After finishing my first fountain pen, a Jr. Gent II, I replaced the nib with a Bock #5 180 from Indy Pen Dance, using the stock Dayacom feed.

I have had nothing but problems writing with it.  At first it is poor starting, then skipping, then eventually it won't write at all until I go through the litanny or restarting tricks.

I'm not talking about leaving the cap off.  If I end a sentence, pause a second (literally), and it will not start or will need repeated swipes to get it going.  Soon thereafter, it won't write at all.

I've read Lou's tips, I've moved the feed almost to the edge of the tines, I've tried a second feed and a second nib, I've tried three inks (Noodlers bulletproof black via converter, Franklin Covery and Waterman via cartridge) and nothing works.

I tried putting in the stock Dayacom nib and it flows fine (there are other issues with that nib, but it does write without skipping and doesn't have starting issues).

It seems like the Bock upgrade is a common one and I don't see a lot of other complaints, so there must be somethig wrong with my set up.

Any thoughts on this?  I ordered a Meisternib complete set with the JoWo nib and feed, but I would like to get these Bock nibs to work since when it is writing, I really like the feel, and, frankly, I like the look as well!  Plus, I was hoping to use a Bock nib on another pen that is going to a true fountain pen user and at the very least I want it to write!

Any and all tips appreciated. 

Thanks,
Alex


----------



## Ed McDonnell (Apr 18, 2014)

Do you have something you can use to get a close look at the nibs?  (a 10x loupe or better would be nice)  When you do, look at the slit in the bock nib that won't flow and the dayacom nib that will flow.  How do they compare?  I find that sometimes "upgrade" nibs come with crud in the slit that impairs flow or the nib got "adjusted" during transport somewhere and the slit has been closed up resulting in anemic flow.  

With the nibs installed, does the feed contact the underside of the nib the same way for both?  If there is a gap between the feed and the bock nib (can you get a piece of paper between them?) then that will give you problems.  Is the slit in the feed centered in the nib breather hole?

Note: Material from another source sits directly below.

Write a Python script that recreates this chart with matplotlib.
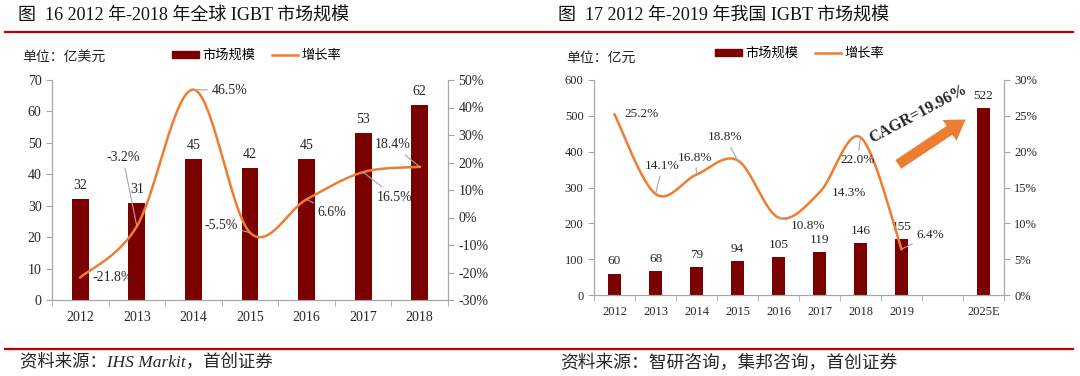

If you are extending the feed more with the bock nib, make sure you aren't losing contact with your ink supply at the back.  

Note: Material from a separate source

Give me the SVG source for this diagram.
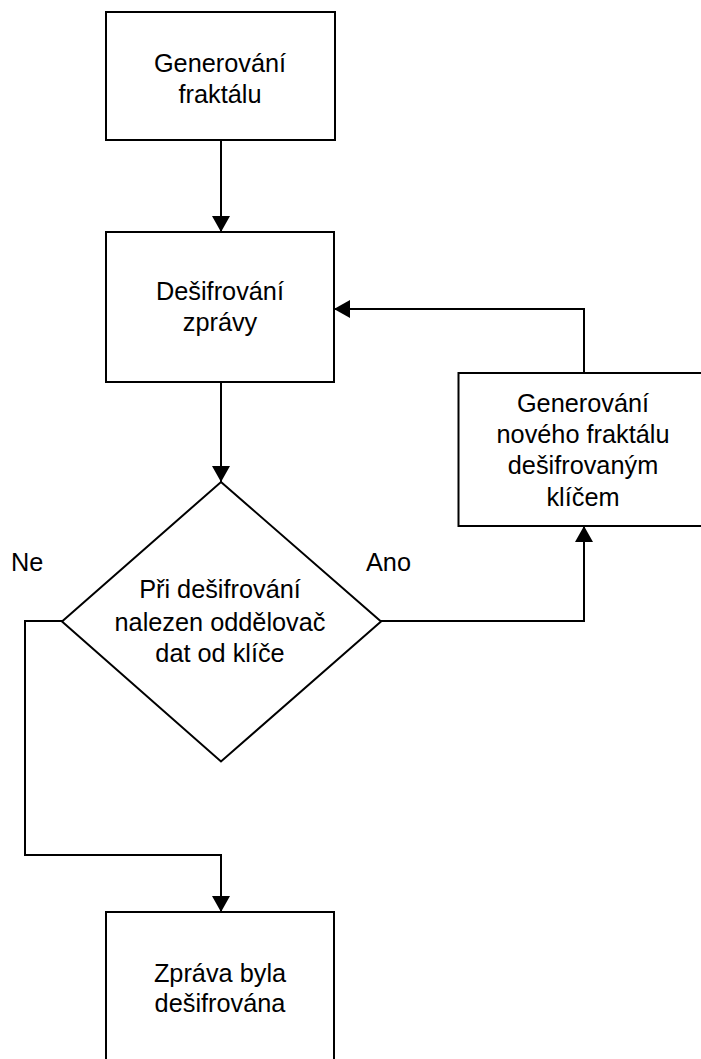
<svg xmlns="http://www.w3.org/2000/svg" width="701" height="1059" viewBox="0 0 701 1059">
<style>
.box{fill:#fff;stroke:#000;stroke-width:2}
.t{font-family:"Liberation Sans",Arial,sans-serif;font-size:25.3px;fill:#000;text-anchor:middle}
.l{font-family:"Liberation Sans",Arial,sans-serif;font-size:25.3px;fill:#000}
.c{fill:none;stroke:#000;stroke-width:2}
</style>
<defs>
<marker id="arr" markerUnits="userSpaceOnUse" markerWidth="18" markerHeight="18" viewBox="0 0 16 18" refX="16" refY="9" orient="auto">
<path d="M0,0 L16,9 L0,18 Z" fill="#000"/>
</marker>
</defs>
<rect width="701" height="1059" fill="#fff"/>
<g id="connectors">
<path class="c" d="M221,140 V232" marker-end="url(#arr)"/>
<path class="c" d="M221,382 V482" marker-end="url(#arr)"/>
<path class="c" d="M584,373 V309 H334" marker-end="url(#arr)"/>
<path class="c" d="M381,621 H584 V526" marker-end="url(#arr)"/>
<path class="c" d="M62,621 H25 V855 H221 V912" marker-end="url(#arr)"/>
</g>
<g id="n1">
<rect class="box" x="106" y="12" width="229" height="128"/>
<text class="t" x="220" y="72">Generování</text>
<text class="t" x="220" y="103">fraktálu</text>
</g>
<g id="n2">
<rect class="box" x="106" y="232" width="228" height="150"/>
<text class="t" x="220" y="300">Dešifrování</text>
<text class="t" x="220" y="331">zprávy</text>
</g>
<g id="n3">
<rect class="box" x="458.5" y="373" width="252" height="153"/>
<text class="t" x="583" y="412">Generování</text>
<text class="t" x="583" y="443">nového fraktálu</text>
<text class="t" x="583" y="474">dešifrovaným</text>
<text class="t" x="583" y="506">klíčem</text>
</g>
<g id="n4">
<polygon class="box" points="221,482 381,621.5 221,761.5 62,621.5"/>
<text class="t" x="220" y="598">Při dešifrování</text>
<text class="t" x="220" y="631">nalezen oddělovač</text>
<text class="t" x="220" y="662">dat od klíče</text>
</g>
<g id="n5">
<rect class="box" x="106" y="912" width="228" height="160"/>
<text class="t" x="220" y="982">Zpráva byla</text>
<text class="t" x="220" y="1012">dešifrována</text>
</g>
<g id="labels">
<text class="l" x="11" y="571">Ne</text>
<text class="l" x="366" y="571">Ano</text>
</g>
</svg>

Here's a link to an article you might find helpful.  

http://edisonpen.com/page.cfm/IPGnibs2

There are some youtube videos on tuning fountain pens that you might find helpful.  I don't have any links at hand, but a search of youtube may turn up something helpful.

Ed


----------



## Curly (Apr 18, 2014)

Are you using the stock ink cartridges that came with the kit? A different ink can make a difference sometimes.


----------



## OKLAHOMAN (Apr 18, 2014)

Alex, if you would send me the section (just the section with the nib and feed) and I will see about tuning it for you with one of my Jr's. Roy


----------



## JohnGreco (Apr 18, 2014)

The nib probably just needs to be tuned. I've never had one quite that bad without adjustments but I also use mostly PSI hardware. You may want to give this a try:

Fine tuning and Adjusting a Nib - YouTube


----------



## PenMan1 (Apr 18, 2014)

How new is your Dayacom FP? I found that the nib and feed changed at about the same time the threads changed on the new sets (new threads, different feed). The new Dayacom sets I bought don't work well with ANY nib upgrade.


----------



## chrisk (Apr 19, 2014)

I've had a similar issue with a Bock nib installed on a JrGentII. After awhile I found out a gap (at the front) between the top of the feed and the underside of the nib, exactly  as parklandturner indicated above. I heated a bit the feed and shaped it to fit its companion nib. Since then it's my everyday pen.
Hope this helps.


----------



## Alex D (Apr 22, 2014)

Sorry it took so long for me to get back to this, Easter weekend with the family kept me away from here!

The two pens I have been trying to get to work are both less than 6 months old, probably closer to four months.  Unfortunately I can't be more precise than that.

I am not using the stock cartridges and I have tried three different inks.

Thank you for the link to that Edison article, very informative indeed!

Roy, I will be sending you a PM tomorrow and will indeed be taking you up on your generous offer.  I'm hoping that a trip to Roy's will be a learning experience for me.

Thanks for all the great tips!
Alex


----------